#### RAW DATA
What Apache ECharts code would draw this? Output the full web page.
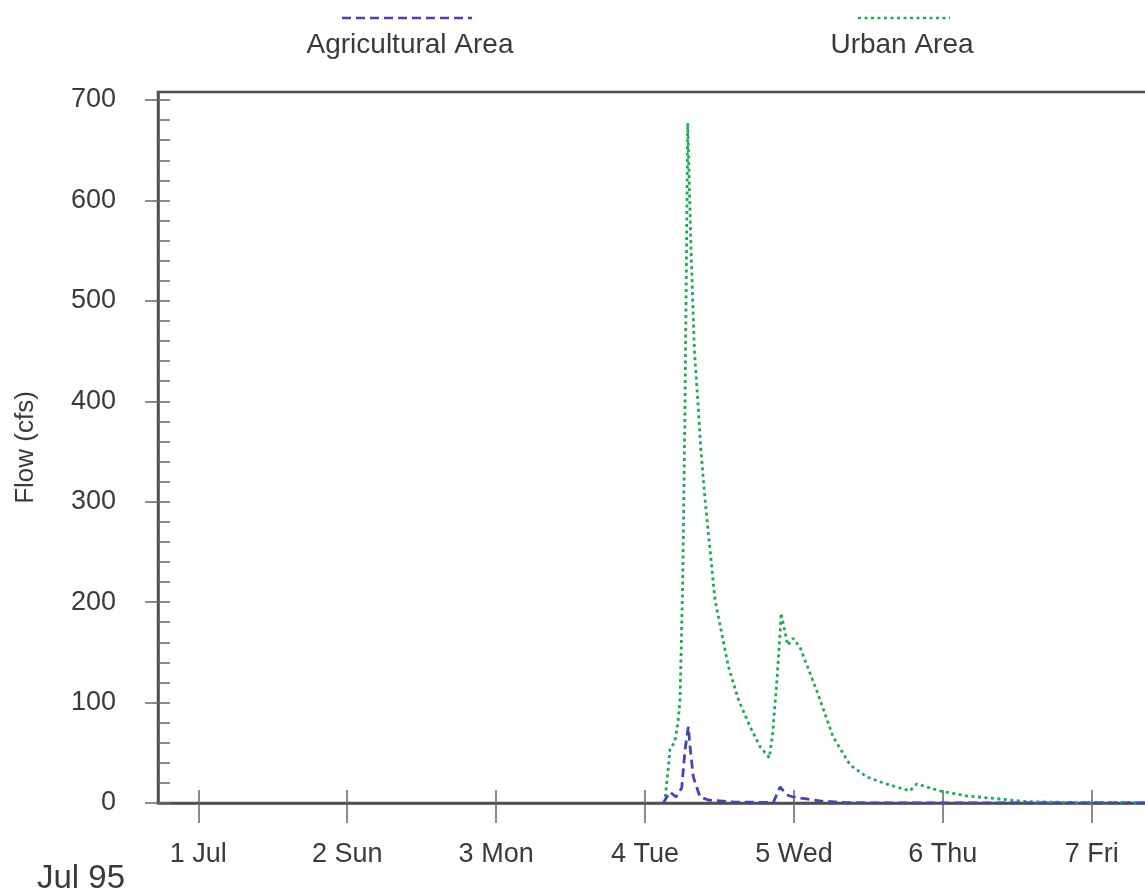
<!DOCTYPE html>
<html>
<head>
<meta charset="utf-8">
<title>Flow (cfs) - Jul 95</title>
<script src="https://cdn.jsdelivr.net/npm/echarts@6/dist/echarts.min.js"></script>
<style>
  html, body { margin: 0; padding: 0; background: #fff; }
  #chart { width: 1145px; height: 896px; }
</style>
</head>
<body>
<div id="chart"></div>
<script>
// Day tick positions (hours since 1 Jul 00:00) and their labels
const dayTicks = [0, 24, 48, 72, 96, 120, 144];
const dayLabels = ['1 Jul', '2 Sun', '3 Mon', '4 Tue', '5 Wed', '6 Thu', '7 Fri'];
const flowTicks = [0, 100, 200, 300, 400, 500, 600, 700];
const flowMinorTicks = [0, 20, 40, 60, 80, 100, 120, 140, 160, 180, 200, 220, 240, 260, 280, 300,
  320, 340, 360, 380, 400, 420, 440, 460, 480, 500, 520, 540, 560, 580, 600, 620, 640, 660, 680, 700];

// Urban Area hydrograph: time (h) and flow (cfs)
const urbanHours = [75.0, 75.22, 75.76, 76.03, 76.5, 76.83, 77.3, 77.64, 78.08, 78.45, 78.88,
  79.41, 79.95, 80.5, 81.0, 81.67, 82.48, 83.28, 84.36, 85.43, 87.04, 88.93, 90.54, 92.04, 92.58,
  93.23, 93.76, 93.92, 95.0, 95.85, 96.98, 99.67, 102.3, 105.04, 107.73, 110.36, 114.69, 115.79,
  119.55, 123.85, 129.22, 133.52, 142.6, 175];
const urbanFlow = [0, 3, 36, 55, 58, 62, 80, 103, 222, 400, 677,
  551, 451, 401, 352, 302, 252, 202, 169, 136, 103, 76, 56, 45, 70,
  120, 169, 189, 157, 164, 155, 112, 66, 38, 26, 20, 12, 19,
  12, 7, 4, 1.3, 0.3, 0];

// Agricultural Area hydrograph: time (h) and flow (cfs)
const agriHours = [75.0, 75.22, 76.03, 76.99, 77.91, 78.45, 78.98, 79.25, 79.78, 80.86, 82.2,
  86.18, 92.68, 93.76, 94.84, 95.9, 98.06, 100.2, 104, 110, 175];
const agriFlow = [0, 3, 11, 6, 15, 53, 76, 56, 26, 6, 3,
  1, 0.5, 16, 8, 6, 4, 2, 0.5, 0, 0];

const pairs = (xs, ys) => xs.map((x, i) => [x, ys[i]]);

const FONT = "'Liberation Sans', Arial, sans-serif";
const TEXT = '#3a3a3a';
const AXIS = '#505050';
const TICK = '#666';
const BLUE = '#4343bb';
const GREEN = '#1aaa58';

const X_MIN = -6.5, X_MAX = 174.5;
const Y_MAX = 708;

const chart = echarts.init(document.getElementById('chart'), null, { renderer: 'canvas' });

chart.setOption({
  animation: false,
  backgroundColor: '#fff',
  grid: {
    left: 158, top: 92, width: 1123, height: 711,
    outerBoundsMode: 'none', containLabel: false,
    show: true, borderColor: AXIS, borderWidth: 2.5, backgroundColor: 'transparent'
  },
  xAxis: [
    {
      type: 'value', min: X_MIN, max: X_MAX, position: 'bottom',
      axisLine: { show: true, onZero: false, lineStyle: { color: AXIS, width: 2.5 } },
      axisTick: { show: true, inside: false, length: 20, customValues: dayTicks,
        lineStyle: { color: TICK, width: 1.5 } },
      axisLabel: {
        customValues: dayTicks, margin: 38, color: TEXT, fontFamily: FONT, fontSize: 27,
        lineHeight: 27,
        formatter: v => dayLabels[dayTicks.indexOf(v)] || ''
      },
      splitLine: { show: false }
    },
    {
      type: 'value', min: X_MIN, max: X_MAX, position: 'bottom',
      axisLine: { show: false, onZero: false },
      axisTick: { show: true, inside: true, length: 13, customValues: dayTicks,
        lineStyle: { color: TICK, width: 1.5 } },
      axisLabel: { show: false },
      splitLine: { show: false }
    }
  ],
  yAxis: [
    {
      type: 'value', min: 0, max: Y_MAX, position: 'left',
      name: 'Flow (cfs)', nameLocation: 'middle', nameGap: 119, nameRotate: 90,
      nameTextStyle: { color: TEXT, fontFamily: FONT, fontSize: 26 },
      axisLine: { show: true, onZero: false, lineStyle: { color: AXIS, width: 2.5 } },
      axisTick: { show: true, inside: false, length: 13, customValues: flowTicks,
        lineStyle: { color: TICK, width: 1.5 } },
      axisLabel: {
        customValues: flowTicks, margin: 42, color: TEXT, fontFamily: FONT, fontSize: 27,
        padding: [10, 0, 0, 0]
      },
      splitLine: { show: false }
    },
    {
      type: 'value', min: 0, max: Y_MAX, position: 'left',
      axisLine: { show: false, onZero: false },
      axisTick: { show: true, inside: true, length: 12, customValues: flowMinorTicks,
        lineStyle: { color: TICK, width: 1.5 } },
      axisLabel: { show: false },
      splitLine: { show: false }
    }
  ],
  graphic: [
    { type: 'line', shape: { x1: 342, y1: 18, x2: 472, y2: 18 },
      style: { stroke: BLUE, lineWidth: 2.5, lineDash: [9, 5] } },
    { type: 'text', x: 410, y: 45,
      style: { text: 'Agricultural Area', fill: TEXT, font: '28px ' + FONT,
        textAlign: 'center', textVerticalAlign: 'middle' } },
    { type: 'line', shape: { x1: 858, y1: 18, x2: 950, y2: 18 },
      style: { stroke: GREEN, lineWidth: 2.5, lineDash: [3, 3.5] } },
    { type: 'text', x: 902, y: 45,
      style: { text: 'Urban Area', fill: TEXT, font: '28px ' + FONT,
        textAlign: 'center', textVerticalAlign: 'middle' } },
    { type: 'text', x: 37, y: 879,
      style: { text: 'Jul 95', fill: TEXT, font: '33px ' + FONT,
        textAlign: 'left', textVerticalAlign: 'middle' } }
  ],
  series: [
    {
      name: 'Urban Area', type: 'line', xAxisIndex: 0, yAxisIndex: 0,
      showSymbol: false, smooth: false, silent: true,
      lineStyle: { color: GREEN, width: 2.8, type: [3, 3.5] },
      data: pairs(urbanHours, urbanFlow)
    },
    {
      name: 'Agricultural Area', type: 'line', xAxisIndex: 0, yAxisIndex: 0,
      showSymbol: false, smooth: false, silent: true,
      lineStyle: { color: BLUE, width: 2.8, type: [9, 5] },
      data: pairs(agriHours, agriFlow)
    }
  ]
});
</script>
</body>
</html>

#### WHAT TO WORK ON
Reproduce all of the material above word for word. Omit the pictures.

#### RESULT BELOW
What Apache ECharts code would draw this? Output the full web page.
<!DOCTYPE html>
<html>
<head>
<meta charset="utf-8">
<title>Flow (cfs) - Jul 95</title>
<script src="https://cdn.jsdelivr.net/npm/echarts@6/dist/echarts.min.js"></script>
<style>
  html, body { margin: 0; padding: 0; background: #fff; }
  #chart { width: 1145px; height: 896px; }
</style>
</head>
<body>
<div id="chart"></div>
<script>
// Day tick positions (hours since 1 Jul 00:00) and their labels
const dayTicks = [0, 24, 48, 72, 96, 120, 144];
const dayLabels = ['1 Jul', '2 Sun', '3 Mon', '4 Tue', '5 Wed', '6 Thu', '7 Fri'];
const flowTicks = [0, 100, 200, 300, 400, 500, 600, 700];
const flowMinorTicks = [0, 20, 40, 60, 80, 100, 120, 140, 160, 180, 200, 220, 240, 260, 280, 300,
  320, 340, 360, 380, 400, 420, 440, 460, 480, 500, 520, 540, 560, 580, 600, 620, 640, 660, 680, 700];

// Urban Area hydrograph: time (h) and flow (cfs)
const urbanHours = [75.0, 75.22, 75.76, 76.03, 76.5, 76.83, 77.3, 77.64, 78.08, 78.45, 78.88,
  79.41, 79.95, 80.5, 81.0, 81.67, 82.48, 83.28, 84.36, 85.43, 87.04, 88.93, 90.54, 92.04, 92.58,
  93.23, 93.76, 93.92, 95.0, 95.85, 96.98, 99.67, 102.3, 105.04, 107.73, 110.36, 114.69, 115.79,
  119.55, 123.85, 129.22, 133.52, 142.6, 175];
const urbanFlow = [0, 3, 36, 55, 58, 62, 80, 103, 222, 400, 677,
  551, 451, 401, 352, 302, 252, 202, 169, 136, 103, 76, 56, 45, 70,
  120, 169, 189, 157, 164, 155, 112, 66, 38, 26, 20, 12, 19,
  12, 7, 4, 1.3, 0.3, 0];

// Agricultural Area hydrograph: time (h) and flow (cfs)
const agriHours = [75.0, 75.22, 76.03, 76.99, 77.91, 78.45, 78.98, 79.25, 79.78, 80.86, 82.2,
  86.18, 92.68, 93.76, 94.84, 95.9, 98.06, 100.2, 104, 110, 175];
const agriFlow = [0, 3, 11, 6, 15, 53, 76, 56, 26, 6, 3,
  1, 0.5, 16, 8, 6, 4, 2, 0.5, 0, 0];

const pairs = (xs, ys) => xs.map((x, i) => [x, ys[i]]);

const FONT = "'Liberation Sans', Arial, sans-serif";
const TEXT = '#3a3a3a';
const AXIS = '#505050';
const TICK = '#666';
const BLUE = '#4343bb';
const GREEN = '#1aaa58';

const X_MIN = -6.5, X_MAX = 174.5;
const Y_MAX = 708;

const chart = echarts.init(document.getElementById('chart'), null, { renderer: 'canvas' });

chart.setOption({
  animation: false,
  backgroundColor: '#fff',
  grid: {
    left: 158, top: 92, width: 1123, height: 711,
    outerBoundsMode: 'none', containLabel: false,
    show: true, borderColor: AXIS, borderWidth: 2.5, backgroundColor: 'transparent'
  },
  xAxis: [
    {
      type: 'value', min: X_MIN, max: X_MAX, position: 'bottom',
      axisLine: { show: true, onZero: false, lineStyle: { color: AXIS, width: 2.5 } },
      axisTick: { show: true, inside: false, length: 20, customValues: dayTicks,
        lineStyle: { color: TICK, width: 1.5 } },
      axisLabel: {
        customValues: dayTicks, margin: 38, color: TEXT, fontFamily: FONT, fontSize: 27,
        lineHeight: 27,
        formatter: v => dayLabels[dayTicks.indexOf(v)] || ''
      },
      splitLine: { show: false }
    },
    {
      type: 'value', min: X_MIN, max: X_MAX, position: 'bottom',
      axisLine: { show: false, onZero: false },
      axisTick: { show: true, inside: true, length: 13, customValues: dayTicks,
        lineStyle: { color: TICK, width: 1.5 } },
      axisLabel: { show: false },
      splitLine: { show: false }
    }
  ],
  yAxis: [
    {
      type: 'value', min: 0, max: Y_MAX, position: 'left',
      name: 'Flow (cfs)', nameLocation: 'middle', nameGap: 119, nameRotate: 90,
      nameTextStyle: { color: TEXT, fontFamily: FONT, fontSize: 26 },
      axisLine: { show: true, onZero: false, lineStyle: { color: AXIS, width: 2.5 } },
      axisTick: { show: true, inside: false, length: 13, customValues: flowTicks,
        lineStyle: { color: TICK, width: 1.5 } },
      axisLabel: {
        customValues: flowTicks, margin: 42, color: TEXT, fontFamily: FONT, fontSize: 27,
        padding: [10, 0, 0, 0]
      },
      splitLine: { show: false }
    },
    {
      type: 'value', min: 0, max: Y_MAX, position: 'left',
      axisLine: { show: false, onZero: false },
      axisTick: { show: true, inside: true, length: 12, customValues: flowMinorTicks,
        lineStyle: { color: TICK, width: 1.5 } },
      axisLabel: { show: false },
      splitLine: { show: false }
    }
  ],
  graphic: [
    { type: 'line', shape: { x1: 342, y1: 18, x2: 472, y2: 18 },
      style: { stroke: BLUE, lineWidth: 2.5, lineDash: [9, 5] } },
    { type: 'text', x: 410, y: 45,
      style: { text: 'Agricultural Area', fill: TEXT, font: '28px ' + FONT,
        textAlign: 'center', textVerticalAlign: 'middle' } },
    { type: 'line', shape: { x1: 858, y1: 18, x2: 950, y2: 18 },
      style: { stroke: GREEN, lineWidth: 2.5, lineDash: [3, 3.5] } },
    { type: 'text', x: 902, y: 45,
      style: { text: 'Urban Area', fill: TEXT, font: '28px ' + FONT,
        textAlign: 'center', textVerticalAlign: 'middle' } },
    { type: 'text', x: 37, y: 879,
      style: { text: 'Jul 95', fill: TEXT, font: '33px ' + FONT,
        textAlign: 'left', textVerticalAlign: 'middle' } }
  ],
  series: [
    {
      name: 'Urban Area', type: 'line', xAxisIndex: 0, yAxisIndex: 0,
      showSymbol: false, smooth: false, silent: true,
      lineStyle: { color: GREEN, width: 2.8, type: [3, 3.5] },
      data: pairs(urbanHours, urbanFlow)
    },
    {
      name: 'Agricultural Area', type: 'line', xAxisIndex: 0, yAxisIndex: 0,
      showSymbol: false, smooth: false, silent: true,
      lineStyle: { color: BLUE, width: 2.8, type: [9, 5] },
      data: pairs(agriHours, agriFlow)
    }
  ]
});
</script>
</body>
</html>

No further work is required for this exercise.